[DATA SECTION start]
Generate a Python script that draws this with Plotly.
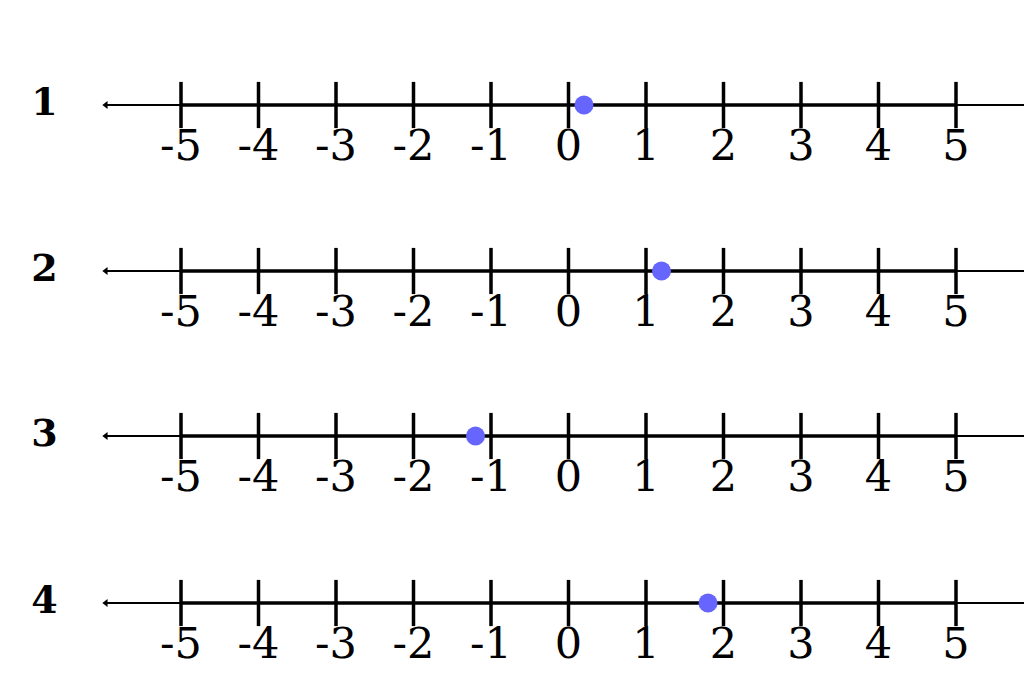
import plotly.graph_objects as go

row_labels = ["1", "2", "3", "4"]
point_values = [0.2, 1.2, -1.2, 1.8]
row_y = [89, 255, 420, 587]
tick_values = [-5, -4, -3, -2, -1, 0, 1, 2, 3, 4, 5]
tick_labels = [str(t) for t in tick_values]

fig = go.Figure()
for label, val, y in zip(row_labels, point_values, row_y):
    # thin full line with arrows
    fig.add_trace(go.Scatter(x=[-5.99, 5.99], y=[y, y], mode="lines",
                             line=dict(color="black", width=1.8), hoverinfo="skip"))
    fig.add_trace(go.Scatter(x=[-5.97, 5.97], y=[y, y], mode="markers",
                             marker=dict(symbol=["triangle-left", "triangle-right"], size=7, color="black"),
                             hoverinfo="skip"))
    # thick segment
    fig.add_trace(go.Scatter(x=[-5, 5], y=[y, y], mode="lines",
                             line=dict(color="black", width=3.5), hoverinfo="skip"))
    # ticks
    fig.add_trace(go.Scatter(x=tick_values, y=[y] * len(tick_values), mode="markers",
                             marker=dict(symbol="line-ns", size=33, line=dict(color="black", width=3.5)),
                             hoverinfo="skip"))
    # tick labels
    fig.add_trace(go.Scatter(x=tick_values, y=[y + 44] * len(tick_values), mode="text",
                             text=tick_labels,
                             textfont=dict(family="DejaVu Serif", size=43, color="black"),
                             hoverinfo="skip"))
    # row label
    fig.add_trace(go.Scatter(x=[-6.76], y=[y], mode="text", text=["<b>" + label + "</b>"],
                             textfont=dict(family="DejaVu Serif", size=38, color="black"),
                             hoverinfo="skip"))
    # point
    fig.add_trace(go.Scatter(x=[val], y=[y], mode="markers",
                             marker=dict(size=19, color="#6666ff"), hoverinfo="skip"))

fig.update_layout(
    width=1032, height=677, showlegend=False,
    margin=dict(l=0, r=0, t=0, b=0),
    plot_bgcolor="white", paper_bgcolor="white",
    xaxis=dict(range=[-560.5 / 77.5, (1032 - 560.5) / 77.5], visible=False),
    yaxis=dict(range=[669, -8], visible=False),
)
fig.write_html("out.html")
[DATA SECTION end]
### SET EXERCISE
Check each line above for the word "with", and copy the lines where it appears.

### CORRECT OUTPUT
Generate a Python script that draws this with Plotly.
    # thin full line with arrows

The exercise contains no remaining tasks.